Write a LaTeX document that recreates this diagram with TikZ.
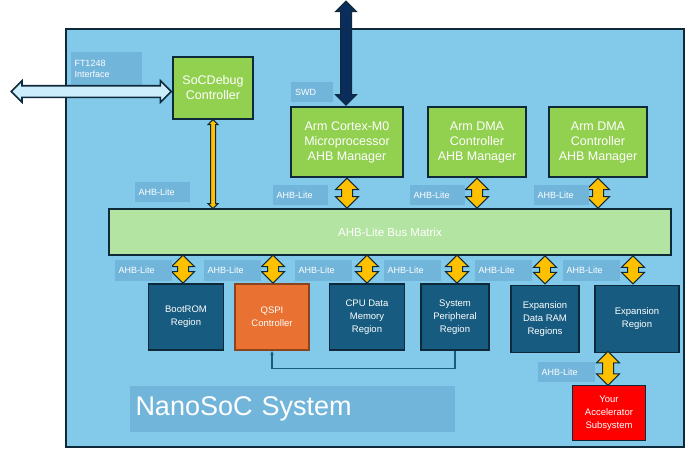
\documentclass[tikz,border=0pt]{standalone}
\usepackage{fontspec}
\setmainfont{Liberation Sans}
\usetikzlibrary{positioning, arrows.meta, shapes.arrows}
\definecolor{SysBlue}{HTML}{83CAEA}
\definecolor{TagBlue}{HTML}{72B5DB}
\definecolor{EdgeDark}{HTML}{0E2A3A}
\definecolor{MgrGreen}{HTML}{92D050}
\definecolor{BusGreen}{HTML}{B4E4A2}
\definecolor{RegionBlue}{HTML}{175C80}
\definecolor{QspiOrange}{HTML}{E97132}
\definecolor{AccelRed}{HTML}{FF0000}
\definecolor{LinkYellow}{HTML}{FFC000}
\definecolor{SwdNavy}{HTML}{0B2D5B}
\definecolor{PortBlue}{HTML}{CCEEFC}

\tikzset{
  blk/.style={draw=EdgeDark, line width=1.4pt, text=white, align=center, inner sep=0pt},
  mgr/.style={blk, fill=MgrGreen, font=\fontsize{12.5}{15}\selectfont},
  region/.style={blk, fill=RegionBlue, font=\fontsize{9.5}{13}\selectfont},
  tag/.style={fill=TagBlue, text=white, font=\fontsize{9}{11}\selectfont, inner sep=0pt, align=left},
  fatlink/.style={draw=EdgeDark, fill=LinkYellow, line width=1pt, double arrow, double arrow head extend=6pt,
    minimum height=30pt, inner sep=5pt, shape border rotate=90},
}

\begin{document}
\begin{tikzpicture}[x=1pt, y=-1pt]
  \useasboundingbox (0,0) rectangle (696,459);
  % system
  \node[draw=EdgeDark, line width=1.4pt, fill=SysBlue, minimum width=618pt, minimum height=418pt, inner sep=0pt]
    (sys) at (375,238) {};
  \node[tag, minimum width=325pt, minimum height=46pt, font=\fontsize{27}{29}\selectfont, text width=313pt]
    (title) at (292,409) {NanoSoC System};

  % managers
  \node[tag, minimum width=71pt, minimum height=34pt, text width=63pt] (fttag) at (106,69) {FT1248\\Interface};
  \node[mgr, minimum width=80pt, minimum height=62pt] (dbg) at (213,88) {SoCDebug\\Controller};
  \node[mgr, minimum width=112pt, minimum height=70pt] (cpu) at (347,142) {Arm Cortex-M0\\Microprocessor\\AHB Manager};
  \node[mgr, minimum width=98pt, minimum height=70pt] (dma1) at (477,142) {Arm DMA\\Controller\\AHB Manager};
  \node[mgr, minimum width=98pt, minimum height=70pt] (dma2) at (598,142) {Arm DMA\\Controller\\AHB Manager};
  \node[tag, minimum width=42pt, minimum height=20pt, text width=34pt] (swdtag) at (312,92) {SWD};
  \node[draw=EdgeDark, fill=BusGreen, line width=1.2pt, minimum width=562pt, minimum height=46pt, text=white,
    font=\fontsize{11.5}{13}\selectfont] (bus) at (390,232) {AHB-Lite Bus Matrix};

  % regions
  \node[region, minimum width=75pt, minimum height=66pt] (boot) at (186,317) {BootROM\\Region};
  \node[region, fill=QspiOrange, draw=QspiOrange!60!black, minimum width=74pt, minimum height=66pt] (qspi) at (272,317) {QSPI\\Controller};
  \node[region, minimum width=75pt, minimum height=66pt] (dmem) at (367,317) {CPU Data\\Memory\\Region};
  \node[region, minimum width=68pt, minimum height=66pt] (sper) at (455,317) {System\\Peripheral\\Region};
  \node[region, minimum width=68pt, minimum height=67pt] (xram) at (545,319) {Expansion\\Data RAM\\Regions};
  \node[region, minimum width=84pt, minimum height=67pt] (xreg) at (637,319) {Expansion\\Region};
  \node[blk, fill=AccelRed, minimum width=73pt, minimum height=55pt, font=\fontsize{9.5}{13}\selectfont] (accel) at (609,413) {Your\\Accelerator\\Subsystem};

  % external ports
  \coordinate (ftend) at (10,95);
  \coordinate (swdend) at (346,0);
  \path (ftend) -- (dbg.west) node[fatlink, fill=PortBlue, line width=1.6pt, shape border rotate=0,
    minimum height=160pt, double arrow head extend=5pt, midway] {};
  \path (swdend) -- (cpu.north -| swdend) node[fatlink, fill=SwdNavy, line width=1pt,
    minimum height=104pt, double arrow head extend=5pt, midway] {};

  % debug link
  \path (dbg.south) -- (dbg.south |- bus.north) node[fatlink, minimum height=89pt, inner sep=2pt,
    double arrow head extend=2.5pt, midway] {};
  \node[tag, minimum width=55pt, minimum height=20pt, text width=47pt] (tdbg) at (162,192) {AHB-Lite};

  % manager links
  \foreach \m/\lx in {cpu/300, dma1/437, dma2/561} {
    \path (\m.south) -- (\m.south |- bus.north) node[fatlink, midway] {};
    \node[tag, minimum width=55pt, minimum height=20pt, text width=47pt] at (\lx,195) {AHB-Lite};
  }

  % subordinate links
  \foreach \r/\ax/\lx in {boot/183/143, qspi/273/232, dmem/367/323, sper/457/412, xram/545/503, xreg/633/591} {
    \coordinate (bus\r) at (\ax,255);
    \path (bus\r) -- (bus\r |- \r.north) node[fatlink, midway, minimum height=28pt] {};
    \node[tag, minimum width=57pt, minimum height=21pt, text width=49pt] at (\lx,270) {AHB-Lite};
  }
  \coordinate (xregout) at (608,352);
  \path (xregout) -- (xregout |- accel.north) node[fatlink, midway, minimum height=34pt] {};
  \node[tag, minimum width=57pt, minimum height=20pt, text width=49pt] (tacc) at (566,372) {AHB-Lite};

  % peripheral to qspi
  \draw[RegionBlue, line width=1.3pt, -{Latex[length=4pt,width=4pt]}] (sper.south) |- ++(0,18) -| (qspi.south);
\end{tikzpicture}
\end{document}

----

### SHORT TASK
Copy the whole listing above word for word but do not carry over the pictures.

### SOLUTION TO THIS EXERCISE
Write a LaTeX document that recreates this diagram with TikZ.
\documentclass[tikz,border=0pt]{standalone}
\usepackage{fontspec}
\setmainfont{Liberation Sans}
\usetikzlibrary{positioning, arrows.meta, shapes.arrows}
\definecolor{SysBlue}{HTML}{83CAEA}
\definecolor{TagBlue}{HTML}{72B5DB}
\definecolor{EdgeDark}{HTML}{0E2A3A}
\definecolor{MgrGreen}{HTML}{92D050}
\definecolor{BusGreen}{HTML}{B4E4A2}
\definecolor{RegionBlue}{HTML}{175C80}
\definecolor{QspiOrange}{HTML}{E97132}
\definecolor{AccelRed}{HTML}{FF0000}
\definecolor{LinkYellow}{HTML}{FFC000}
\definecolor{SwdNavy}{HTML}{0B2D5B}
\definecolor{PortBlue}{HTML}{CCEEFC}

\tikzset{
  blk/.style={draw=EdgeDark, line width=1.4pt, text=white, align=center, inner sep=0pt},
  mgr/.style={blk, fill=MgrGreen, font=\fontsize{12.5}{15}\selectfont},
  region/.style={blk, fill=RegionBlue, font=\fontsize{9.5}{13}\selectfont},
  tag/.style={fill=TagBlue, text=white, font=\fontsize{9}{11}\selectfont, inner sep=0pt, align=left},
  fatlink/.style={draw=EdgeDark, fill=LinkYellow, line width=1pt, double arrow, double arrow head extend=6pt,
    minimum height=30pt, inner sep=5pt, shape border rotate=90},
}

\begin{document}
\begin{tikzpicture}[x=1pt, y=-1pt]
  \useasboundingbox (0,0) rectangle (696,459);
  % system
  \node[draw=EdgeDark, line width=1.4pt, fill=SysBlue, minimum width=618pt, minimum height=418pt, inner sep=0pt]
    (sys) at (375,238) {};
  \node[tag, minimum width=325pt, minimum height=46pt, font=\fontsize{27}{29}\selectfont, text width=313pt]
    (title) at (292,409) {NanoSoC System};

  % managers
  \node[tag, minimum width=71pt, minimum height=34pt, text width=63pt] (fttag) at (106,69) {FT1248\\Interface};
  \node[mgr, minimum width=80pt, minimum height=62pt] (dbg) at (213,88) {SoCDebug\\Controller};
  \node[mgr, minimum width=112pt, minimum height=70pt] (cpu) at (347,142) {Arm Cortex-M0\\Microprocessor\\AHB Manager};
  \node[mgr, minimum width=98pt, minimum height=70pt] (dma1) at (477,142) {Arm DMA\\Controller\\AHB Manager};
  \node[mgr, minimum width=98pt, minimum height=70pt] (dma2) at (598,142) {Arm DMA\\Controller\\AHB Manager};
  \node[tag, minimum width=42pt, minimum height=20pt, text width=34pt] (swdtag) at (312,92) {SWD};
  \node[draw=EdgeDark, fill=BusGreen, line width=1.2pt, minimum width=562pt, minimum height=46pt, text=white,
    font=\fontsize{11.5}{13}\selectfont] (bus) at (390,232) {AHB-Lite Bus Matrix};

  % regions
  \node[region, minimum width=75pt, minimum height=66pt] (boot) at (186,317) {BootROM\\Region};
  \node[region, fill=QspiOrange, draw=QspiOrange!60!black, minimum width=74pt, minimum height=66pt] (qspi) at (272,317) {QSPI\\Controller};
  \node[region, minimum width=75pt, minimum height=66pt] (dmem) at (367,317) {CPU Data\\Memory\\Region};
  \node[region, minimum width=68pt, minimum height=66pt] (sper) at (455,317) {System\\Peripheral\\Region};
  \node[region, minimum width=68pt, minimum height=67pt] (xram) at (545,319) {Expansion\\Data RAM\\Regions};
  \node[region, minimum width=84pt, minimum height=67pt] (xreg) at (637,319) {Expansion\\Region};
  \node[blk, fill=AccelRed, minimum width=73pt, minimum height=55pt, font=\fontsize{9.5}{13}\selectfont] (accel) at (609,413) {Your\\Accelerator\\Subsystem};

  % external ports
  \coordinate (ftend) at (10,95);
  \coordinate (swdend) at (346,0);
  \path (ftend) -- (dbg.west) node[fatlink, fill=PortBlue, line width=1.6pt, shape border rotate=0,
    minimum height=160pt, double arrow head extend=5pt, midway] {};
  \path (swdend) -- (cpu.north -| swdend) node[fatlink, fill=SwdNavy, line width=1pt,
    minimum height=104pt, double arrow head extend=5pt, midway] {};

  % debug link
  \path (dbg.south) -- (dbg.south |- bus.north) node[fatlink, minimum height=89pt, inner sep=2pt,
    double arrow head extend=2.5pt, midway] {};
  \node[tag, minimum width=55pt, minimum height=20pt, text width=47pt] (tdbg) at (162,192) {AHB-Lite};

  % manager links
  \foreach \m/\lx in {cpu/300, dma1/437, dma2/561} {
    \path (\m.south) -- (\m.south |- bus.north) node[fatlink, midway] {};
    \node[tag, minimum width=55pt, minimum height=20pt, text width=47pt] at (\lx,195) {AHB-Lite};
  }

  % subordinate links
  \foreach \r/\ax/\lx in {boot/183/143, qspi/273/232, dmem/367/323, sper/457/412, xram/545/503, xreg/633/591} {
    \coordinate (bus\r) at (\ax,255);
    \path (bus\r) -- (bus\r |- \r.north) node[fatlink, midway, minimum height=28pt] {};
    \node[tag, minimum width=57pt, minimum height=21pt, text width=49pt] at (\lx,270) {AHB-Lite};
  }
  \coordinate (xregout) at (608,352);
  \path (xregout) -- (xregout |- accel.north) node[fatlink, midway, minimum height=34pt] {};
  \node[tag, minimum width=57pt, minimum height=20pt, text width=49pt] (tacc) at (566,372) {AHB-Lite};

  % peripheral to qspi
  \draw[RegionBlue, line width=1.3pt, -{Latex[length=4pt,width=4pt]}] (sper.south) |- ++(0,18) -| (qspi.south);
\end{tikzpicture}
\end{document}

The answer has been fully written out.